LISTED RECORDS –
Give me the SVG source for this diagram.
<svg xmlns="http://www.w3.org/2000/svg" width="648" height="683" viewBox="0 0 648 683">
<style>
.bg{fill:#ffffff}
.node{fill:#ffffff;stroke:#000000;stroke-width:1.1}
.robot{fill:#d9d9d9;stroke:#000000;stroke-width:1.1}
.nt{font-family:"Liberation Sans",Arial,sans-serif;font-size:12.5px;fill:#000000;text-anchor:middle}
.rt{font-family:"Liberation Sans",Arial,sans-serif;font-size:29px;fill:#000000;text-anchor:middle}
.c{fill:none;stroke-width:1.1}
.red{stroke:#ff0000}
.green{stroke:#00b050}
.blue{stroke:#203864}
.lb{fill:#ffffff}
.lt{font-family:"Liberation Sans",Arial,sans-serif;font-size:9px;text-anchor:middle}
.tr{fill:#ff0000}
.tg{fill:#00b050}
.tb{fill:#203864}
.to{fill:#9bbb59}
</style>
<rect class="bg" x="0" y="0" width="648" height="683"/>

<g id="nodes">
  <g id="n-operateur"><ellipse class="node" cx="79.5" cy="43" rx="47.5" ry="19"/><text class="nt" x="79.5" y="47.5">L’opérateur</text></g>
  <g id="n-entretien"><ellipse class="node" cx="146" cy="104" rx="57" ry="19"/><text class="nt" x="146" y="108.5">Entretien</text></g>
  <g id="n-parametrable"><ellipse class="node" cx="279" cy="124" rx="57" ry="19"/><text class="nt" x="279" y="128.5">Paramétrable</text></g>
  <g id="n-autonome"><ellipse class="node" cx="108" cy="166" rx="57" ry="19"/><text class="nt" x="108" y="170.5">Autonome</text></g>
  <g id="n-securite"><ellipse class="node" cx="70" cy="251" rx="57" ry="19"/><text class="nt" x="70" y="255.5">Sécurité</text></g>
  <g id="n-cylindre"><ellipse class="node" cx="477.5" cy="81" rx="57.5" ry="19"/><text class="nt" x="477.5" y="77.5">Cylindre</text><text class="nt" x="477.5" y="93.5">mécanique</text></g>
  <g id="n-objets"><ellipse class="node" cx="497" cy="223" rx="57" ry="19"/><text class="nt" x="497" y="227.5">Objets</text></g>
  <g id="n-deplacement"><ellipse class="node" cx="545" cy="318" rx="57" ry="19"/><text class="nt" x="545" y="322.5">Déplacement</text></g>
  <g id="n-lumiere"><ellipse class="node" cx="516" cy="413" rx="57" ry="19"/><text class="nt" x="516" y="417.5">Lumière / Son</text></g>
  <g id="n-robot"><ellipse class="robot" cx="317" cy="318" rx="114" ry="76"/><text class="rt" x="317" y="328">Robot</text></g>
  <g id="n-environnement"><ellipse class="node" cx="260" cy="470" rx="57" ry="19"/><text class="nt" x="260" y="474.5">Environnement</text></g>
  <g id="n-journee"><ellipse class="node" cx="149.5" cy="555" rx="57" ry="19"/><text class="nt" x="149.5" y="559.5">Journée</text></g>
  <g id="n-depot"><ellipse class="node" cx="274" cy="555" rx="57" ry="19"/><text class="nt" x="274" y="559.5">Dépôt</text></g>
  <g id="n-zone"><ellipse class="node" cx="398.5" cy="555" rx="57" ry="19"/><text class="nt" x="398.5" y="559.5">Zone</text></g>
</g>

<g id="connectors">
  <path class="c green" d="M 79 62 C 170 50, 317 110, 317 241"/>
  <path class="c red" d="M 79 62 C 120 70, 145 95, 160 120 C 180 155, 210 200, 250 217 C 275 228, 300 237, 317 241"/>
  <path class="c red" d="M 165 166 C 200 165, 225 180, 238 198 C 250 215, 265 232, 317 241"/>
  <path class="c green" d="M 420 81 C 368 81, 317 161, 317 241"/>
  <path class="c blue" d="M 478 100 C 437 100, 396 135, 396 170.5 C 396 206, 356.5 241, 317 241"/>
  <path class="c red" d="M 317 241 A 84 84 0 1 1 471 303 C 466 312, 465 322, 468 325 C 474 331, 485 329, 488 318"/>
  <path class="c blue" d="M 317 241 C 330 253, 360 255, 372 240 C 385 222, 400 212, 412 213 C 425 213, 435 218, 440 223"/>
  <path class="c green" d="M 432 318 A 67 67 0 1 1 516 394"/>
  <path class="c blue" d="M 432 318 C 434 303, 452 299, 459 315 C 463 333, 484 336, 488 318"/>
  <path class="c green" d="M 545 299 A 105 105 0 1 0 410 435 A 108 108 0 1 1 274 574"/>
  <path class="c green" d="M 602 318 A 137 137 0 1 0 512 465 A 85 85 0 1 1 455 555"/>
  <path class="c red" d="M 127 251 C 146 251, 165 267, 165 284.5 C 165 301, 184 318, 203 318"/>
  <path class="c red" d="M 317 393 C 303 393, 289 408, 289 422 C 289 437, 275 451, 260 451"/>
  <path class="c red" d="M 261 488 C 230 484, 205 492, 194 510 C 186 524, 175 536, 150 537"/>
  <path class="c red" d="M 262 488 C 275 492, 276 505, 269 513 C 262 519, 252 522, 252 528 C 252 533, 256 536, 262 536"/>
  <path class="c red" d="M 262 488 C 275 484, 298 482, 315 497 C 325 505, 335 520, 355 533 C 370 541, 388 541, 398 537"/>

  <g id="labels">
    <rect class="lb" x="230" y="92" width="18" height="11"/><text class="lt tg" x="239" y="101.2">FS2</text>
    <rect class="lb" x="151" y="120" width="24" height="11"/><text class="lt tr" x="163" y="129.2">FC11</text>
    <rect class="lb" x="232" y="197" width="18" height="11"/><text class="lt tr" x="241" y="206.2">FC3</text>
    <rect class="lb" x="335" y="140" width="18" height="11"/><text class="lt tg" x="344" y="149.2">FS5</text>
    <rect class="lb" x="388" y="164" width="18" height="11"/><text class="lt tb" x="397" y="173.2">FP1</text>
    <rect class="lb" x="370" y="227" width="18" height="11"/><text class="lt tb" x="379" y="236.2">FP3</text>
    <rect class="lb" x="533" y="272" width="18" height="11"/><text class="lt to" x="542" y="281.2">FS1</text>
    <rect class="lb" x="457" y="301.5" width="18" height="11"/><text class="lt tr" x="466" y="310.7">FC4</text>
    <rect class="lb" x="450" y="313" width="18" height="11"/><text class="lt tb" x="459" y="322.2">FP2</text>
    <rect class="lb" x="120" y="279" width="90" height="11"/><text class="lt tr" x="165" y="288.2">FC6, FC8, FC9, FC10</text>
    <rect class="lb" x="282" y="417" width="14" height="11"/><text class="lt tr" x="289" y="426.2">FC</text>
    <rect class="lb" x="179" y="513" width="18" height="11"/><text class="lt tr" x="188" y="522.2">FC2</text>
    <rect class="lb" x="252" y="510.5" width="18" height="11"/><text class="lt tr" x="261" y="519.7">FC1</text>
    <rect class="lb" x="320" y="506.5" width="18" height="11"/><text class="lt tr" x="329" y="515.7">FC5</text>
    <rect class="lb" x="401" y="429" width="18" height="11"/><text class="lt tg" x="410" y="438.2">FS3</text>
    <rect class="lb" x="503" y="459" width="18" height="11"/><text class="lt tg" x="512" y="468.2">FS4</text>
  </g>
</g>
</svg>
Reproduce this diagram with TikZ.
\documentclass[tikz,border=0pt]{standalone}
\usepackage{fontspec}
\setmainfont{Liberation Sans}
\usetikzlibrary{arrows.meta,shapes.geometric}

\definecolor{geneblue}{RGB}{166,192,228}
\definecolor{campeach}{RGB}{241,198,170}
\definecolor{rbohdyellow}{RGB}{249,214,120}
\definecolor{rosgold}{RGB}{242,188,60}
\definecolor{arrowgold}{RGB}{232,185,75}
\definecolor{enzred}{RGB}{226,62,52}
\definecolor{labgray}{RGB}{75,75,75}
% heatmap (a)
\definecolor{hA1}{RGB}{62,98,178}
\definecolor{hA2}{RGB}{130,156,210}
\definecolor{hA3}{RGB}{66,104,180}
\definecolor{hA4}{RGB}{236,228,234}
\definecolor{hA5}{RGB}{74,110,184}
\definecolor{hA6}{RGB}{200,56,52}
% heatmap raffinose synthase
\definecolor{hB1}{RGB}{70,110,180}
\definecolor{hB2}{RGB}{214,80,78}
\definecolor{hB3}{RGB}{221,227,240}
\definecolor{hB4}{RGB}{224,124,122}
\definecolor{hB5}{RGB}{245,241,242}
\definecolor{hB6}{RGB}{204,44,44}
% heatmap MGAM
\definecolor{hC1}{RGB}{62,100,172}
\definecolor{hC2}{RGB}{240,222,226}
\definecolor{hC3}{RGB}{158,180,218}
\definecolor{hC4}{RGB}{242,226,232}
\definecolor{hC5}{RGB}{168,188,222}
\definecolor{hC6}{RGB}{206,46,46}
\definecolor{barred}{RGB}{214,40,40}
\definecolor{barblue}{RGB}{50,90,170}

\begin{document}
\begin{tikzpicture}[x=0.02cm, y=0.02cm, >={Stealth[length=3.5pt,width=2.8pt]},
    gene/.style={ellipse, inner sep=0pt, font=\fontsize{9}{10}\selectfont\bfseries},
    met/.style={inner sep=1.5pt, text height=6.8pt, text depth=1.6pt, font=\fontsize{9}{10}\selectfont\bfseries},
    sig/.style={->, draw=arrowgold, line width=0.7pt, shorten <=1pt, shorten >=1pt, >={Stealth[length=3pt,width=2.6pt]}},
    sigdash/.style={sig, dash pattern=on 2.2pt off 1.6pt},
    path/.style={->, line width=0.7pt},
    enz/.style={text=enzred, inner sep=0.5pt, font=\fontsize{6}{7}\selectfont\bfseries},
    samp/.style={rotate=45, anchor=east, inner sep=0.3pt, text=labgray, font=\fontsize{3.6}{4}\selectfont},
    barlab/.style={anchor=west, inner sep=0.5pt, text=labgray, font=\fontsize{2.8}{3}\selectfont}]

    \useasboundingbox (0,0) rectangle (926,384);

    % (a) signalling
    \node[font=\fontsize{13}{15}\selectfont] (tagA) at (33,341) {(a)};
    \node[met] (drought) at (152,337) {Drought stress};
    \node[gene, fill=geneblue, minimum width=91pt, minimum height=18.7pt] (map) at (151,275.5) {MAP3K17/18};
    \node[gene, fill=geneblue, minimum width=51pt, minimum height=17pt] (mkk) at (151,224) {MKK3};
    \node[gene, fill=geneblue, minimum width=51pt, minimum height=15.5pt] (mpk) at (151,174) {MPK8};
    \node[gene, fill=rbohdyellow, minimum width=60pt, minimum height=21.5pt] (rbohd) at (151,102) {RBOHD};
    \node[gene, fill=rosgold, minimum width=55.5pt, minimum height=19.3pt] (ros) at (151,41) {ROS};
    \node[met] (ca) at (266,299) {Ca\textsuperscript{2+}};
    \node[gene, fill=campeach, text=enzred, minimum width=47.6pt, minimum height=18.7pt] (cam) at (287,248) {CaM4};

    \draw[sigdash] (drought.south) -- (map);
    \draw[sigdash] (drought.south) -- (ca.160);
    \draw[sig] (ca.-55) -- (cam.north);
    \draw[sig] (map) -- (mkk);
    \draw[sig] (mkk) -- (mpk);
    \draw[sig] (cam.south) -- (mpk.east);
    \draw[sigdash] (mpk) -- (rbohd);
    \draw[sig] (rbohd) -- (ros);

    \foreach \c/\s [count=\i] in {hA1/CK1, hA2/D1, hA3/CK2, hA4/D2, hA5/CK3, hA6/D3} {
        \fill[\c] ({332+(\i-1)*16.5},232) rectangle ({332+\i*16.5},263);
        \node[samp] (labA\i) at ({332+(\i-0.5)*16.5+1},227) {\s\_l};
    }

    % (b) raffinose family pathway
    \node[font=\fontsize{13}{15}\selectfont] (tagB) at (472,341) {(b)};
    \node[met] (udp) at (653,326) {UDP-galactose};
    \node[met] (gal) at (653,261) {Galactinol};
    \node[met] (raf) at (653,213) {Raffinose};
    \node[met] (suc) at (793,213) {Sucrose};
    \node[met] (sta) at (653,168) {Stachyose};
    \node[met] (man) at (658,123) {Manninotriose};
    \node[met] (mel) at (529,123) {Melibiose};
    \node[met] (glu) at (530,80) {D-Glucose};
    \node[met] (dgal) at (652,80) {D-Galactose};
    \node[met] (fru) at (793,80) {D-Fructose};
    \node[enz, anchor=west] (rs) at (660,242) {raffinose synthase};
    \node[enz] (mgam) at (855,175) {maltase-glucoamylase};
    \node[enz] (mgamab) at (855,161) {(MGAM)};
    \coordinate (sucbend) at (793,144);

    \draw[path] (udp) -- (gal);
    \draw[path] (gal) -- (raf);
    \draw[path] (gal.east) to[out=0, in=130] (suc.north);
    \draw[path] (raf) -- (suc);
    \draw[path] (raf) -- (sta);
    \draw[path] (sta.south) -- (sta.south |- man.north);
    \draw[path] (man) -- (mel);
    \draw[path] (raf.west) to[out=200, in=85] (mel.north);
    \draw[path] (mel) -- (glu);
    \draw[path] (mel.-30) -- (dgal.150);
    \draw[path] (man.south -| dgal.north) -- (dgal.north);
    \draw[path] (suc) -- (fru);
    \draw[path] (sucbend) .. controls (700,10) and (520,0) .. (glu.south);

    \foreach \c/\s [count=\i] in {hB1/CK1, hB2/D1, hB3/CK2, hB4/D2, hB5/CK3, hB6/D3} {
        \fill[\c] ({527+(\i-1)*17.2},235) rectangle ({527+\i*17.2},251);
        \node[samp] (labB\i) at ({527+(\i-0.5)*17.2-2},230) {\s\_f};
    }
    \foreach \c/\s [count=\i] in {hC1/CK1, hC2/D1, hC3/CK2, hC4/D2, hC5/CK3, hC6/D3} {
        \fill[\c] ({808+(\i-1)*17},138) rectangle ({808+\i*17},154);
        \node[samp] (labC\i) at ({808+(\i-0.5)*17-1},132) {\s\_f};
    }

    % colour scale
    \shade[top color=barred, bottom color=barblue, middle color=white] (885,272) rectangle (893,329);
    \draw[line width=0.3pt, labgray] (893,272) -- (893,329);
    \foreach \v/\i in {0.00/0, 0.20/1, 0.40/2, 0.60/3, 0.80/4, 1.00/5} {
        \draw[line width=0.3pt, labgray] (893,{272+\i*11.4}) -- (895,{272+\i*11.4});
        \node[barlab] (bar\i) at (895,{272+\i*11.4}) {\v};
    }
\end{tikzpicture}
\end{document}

EXERCISE –
Using the records given above, list every line that includes the word "this".

SOLUTION BELOW –
Give me the SVG source for this diagram.
Reproduce this diagram with TikZ.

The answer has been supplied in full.